Ada Meade Saffarans (1884 - February 4, 1965) was an American actress known professionally as Ada Meade. She performed professionally in comic drama, comic opera, and musical comedy.

==Early years==
Meade was born in 1884 in Lexington, Kentucky. Her father was Daniel T. Saffarans. Her mother was Ada Coles Meade Saffarrans, whose father was a planter in Mississippi and whose grandfather had been acting governor of Mississippi in the early 1800s. Mrs. Saffrans "was the greatest heiress of her day in Mississippi", but misfortune turned the family from a luxurious lifestyle to one of frugality and simplicity. The Saffarans also had a son and another daughter. Meade attended Sayre College and Nazareth Academy. After her mother died, family friends and supporters arranged a benefit singing performance that raised enough money for Meade to go to New York to study.

==Career==
By age 18, Meade was performing in the operetta Babette in New York with Fritzi Scheff. She also performed with Scheff in Mlle. Modiste, and she gained attention when Scheff was unable to perform in the title role in an engagement in Cleveland, leading Meade to fill that role. Her success in that production resulted in formation of the Ada Meade Opera Company. Based in Dallas, Texas, that company presented Madame Sherry across the southern United States for two years, after which Meade studied in Paris for a year. Besides its touring presentations, the company performed locally with productions including The Fortune Teller and Fra Diavolo in 1908.

In addition to Babette and Mlle. Modiste, Broadway plays in which Meade performed included The Two Roses (1904), Fatinitza (1904), High Jinks (1913), The Red Canary (1914), A World of Pleasure (1915), Rambler Rose (1917), The Girl Behind the Gun (1918), and Elsie (1923).

Meade was prima donna at the Winter Garden in New Orleans in 1907. In 1924, she was the lead actress for the McGarry theatrical company, whose activities included presenting the musical comedy Irene in Buffalo, New York.

Meade retired from performing in 1925 and began a career in business. She worked for a paper company in Niagara Falls before moving to Chicago, where she worked with Marshall Field & Company. After that, she was a secretary for the American Bar Association, from which she retired in 1964.

==Personal life and death==
On February 4, 1965, Meade died in Chicago.

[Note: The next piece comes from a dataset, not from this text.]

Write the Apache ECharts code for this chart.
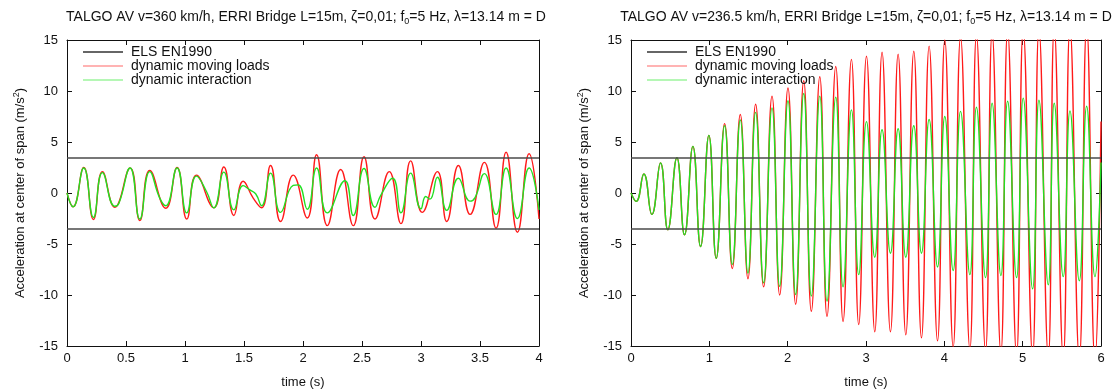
<!DOCTYPE html>
<html>
<head>
<meta charset="utf-8">
<title>TALGO AV – ERRI Bridge L=15m</title>
<script src="https://cdn.jsdelivr.net/npm/echarts@6/dist/echarts.min.js"></script>
<style>
  html, body { margin: 0; padding: 0; background: #fff; }
  #chart { width: 1118px; height: 390px; }
</style>
</head>
<body>
<div id="chart"></div>
<script>
// ---- Data -------------------------------------------------------------
// Serviceability limit (ELS, EN1990) on deck acceleration, m/s²
const ELS_LIMIT = 3.5;

// Panel A: v = 360 km/h, [time (s), acceleration (m/s²)]
const A_MOVING_LOADS = [
  [0.000, 0.0], [0.051, -1.35], [0.142, 2.5], [0.224, -2.6], [0.300, 2.1],
  [0.405, -1.4], [0.535, 2.45], [0.617, -2.7], [0.701, 2.2], [0.837, -1.5],
  [0.933, 2.5], [1.015, -2.55], [1.097, 1.75], [1.244, -1.45], [1.329, 2.55],
  [1.414, -2.2], [1.493, 1.15], [1.578, -0.5], [1.649, -1.45], [1.725, 2.7],
  [1.810, -2.8], [1.917, 1.75], [2.036, -2.45], [2.115, 3.75], [2.206, -3.2],
  [2.319, 2.3], [2.426, -3.2], [2.517, 3.55], [2.610, -2.55], [2.731, 2.1],
  [2.830, -3.0], [2.912, 3.15], [3.011, -1.9], [3.139, 2.1], [3.218, -2.8],
  [3.317, 2.7], [3.416, -2.1], [3.537, 3.0], [3.636, -3.45], [3.721, 4.0],
  [3.817, -3.85], [3.916, 3.85], [4.000, -2.55]
];
const A_INTERACTION = [
  [0.000, 0.0], [0.051, -1.35], [0.142, 2.45], [0.224, -2.4], [0.300, 2.0],
  [0.405, -1.3], [0.440, -1.0], [0.535, 2.45], [0.617, -2.55], [0.701, 2.1],
  [0.786, -0.5], [0.837, -1.25], [0.933, 2.45], [1.015, -1.95], [1.097, 1.65],
  [1.182, 0.15], [1.244, -1.45], [1.329, 2.05], [1.414, -1.65], [1.493, 0.72],
  [1.550, 0.3], [1.600, -0.1], [1.649, -1.25], [1.725, 1.95], [1.810, -1.9],
  [1.917, 0.75], [1.960, 0.8], [2.036, -1.6], [2.115, 2.45], [2.206, -1.95],
  [2.355, 1.2], [2.426, -2.2], [2.517, 2.4], [2.610, -1.4], [2.660, -0.2],
  [2.760, 1.45], [2.830, -1.95], [2.912, 1.95], [3.000, -1.55], [3.040, -0.35],
  [3.076, -0.6], [3.139, 1.55], [3.218, -1.7], [3.317, 1.45], [3.416, -0.8],
  [3.458, -0.45], [3.537, 1.9], [3.636, -2.1], [3.721, 2.45], [3.817, -2.5],
  [3.916, 2.45], [4.000, -1.65]
];

// Panel B: v = 236.5 km/h (resonance), extrema times (s)
const B_TIME = [
  0.000, 0.066, 0.164, 0.266, 0.377, 0.470, 0.586, 0.683, 0.790, 0.888,
  0.994, 1.088, 1.195, 1.293, 1.395, 1.493, 1.591, 1.693, 1.800, 1.898,
  2.004, 2.102, 2.205, 2.302, 2.410, 2.502, 2.614, 2.707, 2.814, 2.907,
  3.006, 3.112, 3.205, 3.312, 3.410, 3.508, 3.610, 3.708, 3.806, 3.913,
  4.006, 4.113, 4.207, 4.326, 4.410, 4.526, 4.610, 4.722, 4.808, 4.922,
  5.007, 5.127, 5.208, 5.327, 5.403, 5.518, 5.604, 5.723, 5.817, 5.923,
  6.000
];
const B_MOVING_LOADS = [
  0.0, -0.82, 1.86, -2.1, 2.94, -3.6, 3.45, -4.1, 4.57, -5.25,
  5.65, -6.4, 6.8, -7.4, 7.7, -8.4, 8.7, -9.2, 9.5, -10.0,
  10.3, -10.9, 11.0, -11.6, 11.4, -12.1, 12.4, -12.6, 13.1, -12.9,
  13.4, -13.6, 13.8, -13.6, 13.6, -13.9, 13.9, -14.2, 14.4, -14.5,
  15.0, -15.1, 15.3, -15.3, 15.5, -15.5, 15.7, -15.7, 15.9, -15.9,
  16.0, -16.0, 16.1, -16.1, 16.2, -16.2, 16.3, -16.3, 16.4, -16.4,
  7.0
];
const B_INTERACTION = [
  0.0, -0.82, 1.86, -2.1, 2.94, -3.6, 3.45, -4.1, 4.57, -5.25,
  5.65, -6.4, 6.6, -7.0, 7.15, -7.85, 7.9, -8.8, 8.35, -9.15,
  9.05, -9.95, 9.75, -10.1, 9.5, -10.6, 9.4, -9.2, 8.15, -8.0,
  7.0, -6.3, 6.2, -5.9, 6.3, -6.3, 6.6, -5.9, 7.2, -7.25,
  7.5, -7.6, 8.0, -8.0, 8.4, -8.3, 8.8, -8.1, 9.0, -8.3,
  9.3, -9.4, 9.1, -9.0, 8.8, -8.2, 8.05, -8.6, 8.5, -8.2,
  3.0
];

// Axis ranges / ticks
const A_TIME_MAX = 4, A_TIME_STEP = 0.5;
const B_TIME_MAX = 6, B_TIME_STEP = 1;
const ACC_MIN = -15, ACC_MAX = 15, ACC_STEP = 5;

const TITLE_A = 'TALGO AV v=360 km/h, ERRI Bridge L=15m, ζ=0,01; f{sub|0}=5 Hz, λ=13.14 m = D';
const TITLE_B = 'TALGO AV v=236.5 km/h, ERRI Bridge L=15m, ζ=0,01; f{sub|0}=5 Hz, λ=13.14 m = D';
const NAME_ELS = 'ELS EN1990';
const NAME_MOVING = 'dynamic moving loads';
const NAME_INTERACTION = 'dynamic interaction';

// ---- Styling ----------------------------------------------------------
const FONT = '"Liberation Sans", Arial, Helvetica, sans-serif';
const INK = '#111';
const COLOR_ELS = '#4a4a4a';
const COLOR_MOVING = '#ff1a1a';
const COLOR_INTER = '#22e022';
// thin horizontal bar used as the legend key
const KEY_ICON = 'path://M0,0H40V1.6H0Z';

const grids = [
  { left: 67, top: 40, width: 472, height: 306, outerBoundsMode: 'none' },
  { left: 631, top: 40, width: 470, height: 306, outerBoundsMode: 'none' }
];

function xAxes(gi, max, step) {
  const common = {
    type: 'value', gridIndex: gi, min: 0, max: max, interval: step,
    axisLine: { show: true, onZero: false, lineStyle: { color: INK, width: 1 } },
    axisTick: { show: true, inside: true, length: 5, lineStyle: { color: INK } },
    splitLine: { show: false }
  };
  return [
    Object.assign({}, common, {
      position: 'bottom',
      axisLabel: { color: INK, fontSize: 13, fontFamily: FONT, margin: 6 },
      name: 'time (s)', nameLocation: 'middle', nameGap: 30,
      nameTextStyle: { color: INK, fontSize: 13, fontFamily: FONT }
    }),
    Object.assign({}, common, { position: 'top', axisLabel: { show: false } })
  ];
}

function yAxes(gi) {
  const common = {
    type: 'value', gridIndex: gi, min: ACC_MIN, max: ACC_MAX, interval: ACC_STEP,
    axisLine: { show: true, onZero: false, lineStyle: { color: INK, width: 1 } },
    axisTick: { show: true, inside: true, length: 5, lineStyle: { color: INK } },
    splitLine: { show: false }
  };
  return [
    Object.assign({}, common, {
      position: 'left',
      axisLabel: { color: INK, fontSize: 13, fontFamily: FONT, margin: 9 },
      name: 'Acceleration at center of span (m/s{sup|2})',
      nameLocation: 'middle', nameRotate: 90, nameGap: 38,
      nameTextStyle: {
        color: INK, fontSize: 13, fontFamily: FONT, lineHeight: 17,
        rich: { sup: { fontSize: 9, fontFamily: FONT, color: INK, verticalAlign: 'top', lineHeight: 17 } }
      }
    }),
    Object.assign({}, common, { position: 'right', axisLabel: { show: false } })
  ];
}

function elsSeries(xi, yi) {
  return {
    name: NAME_ELS, type: 'line', xAxisIndex: xi, yAxisIndex: yi, data: [],
    symbol: 'none', lineStyle: { color: COLOR_ELS, width: 1.6 },
    itemStyle: { color: COLOR_ELS },
    markLine: {
      silent: true, symbol: ['none', 'none'], label: { show: false },
      lineStyle: { color: COLOR_ELS, width: 1.6, type: 'solid' },
      emphasis: { disabled: true },
      data: [{ yAxis: ELS_LIMIT }, { yAxis: -ELS_LIMIT }]
    }
  };
}

function curve(name, color, xi, yi, data) {
  return {
    name: name, type: 'line', xAxisIndex: xi, yAxisIndex: yi, data: data,
    smooth: 0.5, symbol: 'none', showSymbol: false, clip: true,
    lineStyle: { color: color, width: 1.4 }, itemStyle: { color: color }
  };
}

function legend(left) {
  return {
    show: true, orient: 'vertical', left: left, top: 45, padding: 0,
    itemWidth: 40, itemHeight: 14, itemGap: 0, selectedMode: false,
    icon: KEY_ICON, symbolKeepAspect: true,
    textStyle: { color: INK, fontSize: 14, fontFamily: FONT, padding: [0, 0, 0, 3] },
    data: [
      { name: NAME_ELS, itemStyle: { color: '#333', borderWidth: 0 } },
      { name: NAME_MOVING, itemStyle: { color: '#ff9a9a', borderWidth: 0 } },
      { name: NAME_INTERACTION, itemStyle: { color: '#9cf59c', borderWidth: 0 } }
    ]
  };
}

function title(cx, text) {
  return {
    type: 'text', x: cx, y: 17,
    style: {
      text: text, x: 0, y: 0, align: 'center', verticalAlign: 'middle',
      font: '14px ' + FONT, fill: INK, lineHeight: 18,
      rich: { sub: { fontSize: 9, fontFamily: FONT, fill: INK, verticalAlign: 'bottom', lineHeight: 18 } }
    }
  };
}

const chart = echarts.init(document.getElementById('chart'), null, { renderer: 'canvas' });
chart.setOption({
  animation: false,
  backgroundColor: '#fff',
  grid: grids,
  xAxis: [].concat(xAxes(0, A_TIME_MAX, A_TIME_STEP), xAxes(1, B_TIME_MAX, B_TIME_STEP)),
  yAxis: [].concat(yAxes(0), yAxes(1)),
  legend: [legend(grids[0].left + 16), legend(grids[1].left + 16)],
  graphic: [
    title(grids[0].left + grids[0].width / 2 + 3, TITLE_A),
    title(grids[1].left + grids[1].width / 2, TITLE_B)
  ],
  series: [
    elsSeries(0, 0),
    curve(NAME_MOVING, COLOR_MOVING, 0, 0, A_MOVING_LOADS),
    curve(NAME_INTERACTION, COLOR_INTER, 0, 0, A_INTERACTION),
    elsSeries(2, 2),
    curve(NAME_MOVING, COLOR_MOVING, 2, 2, B_TIME.map((t, i) => [t, B_MOVING_LOADS[i]])),
    curve(NAME_INTERACTION, COLOR_INTER, 2, 2, B_TIME.map((t, i) => [t, B_INTERACTION[i]]))
  ]
});
</script>
</body>
</html>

Her funeral service was in Lexington, and she was buried there.

== Ada Meade Theatre ==
In 1913, the Hippodrome Theater in Lexington was sold to a group of businessmen in the city. They had the building remodeled and renamed it the Ada Meade Theatre to honor the actress. It was demolished in 1954. It was mostly a venue for vaudeville, but legitimate theater was performed there in 1922-23 when Lexington's Opera House was closed. Meade performed in her namesake theater on April 9, 1918, as part of a bond rally and on January 8 and 9, 1923, starring in the musical comedy Elsie.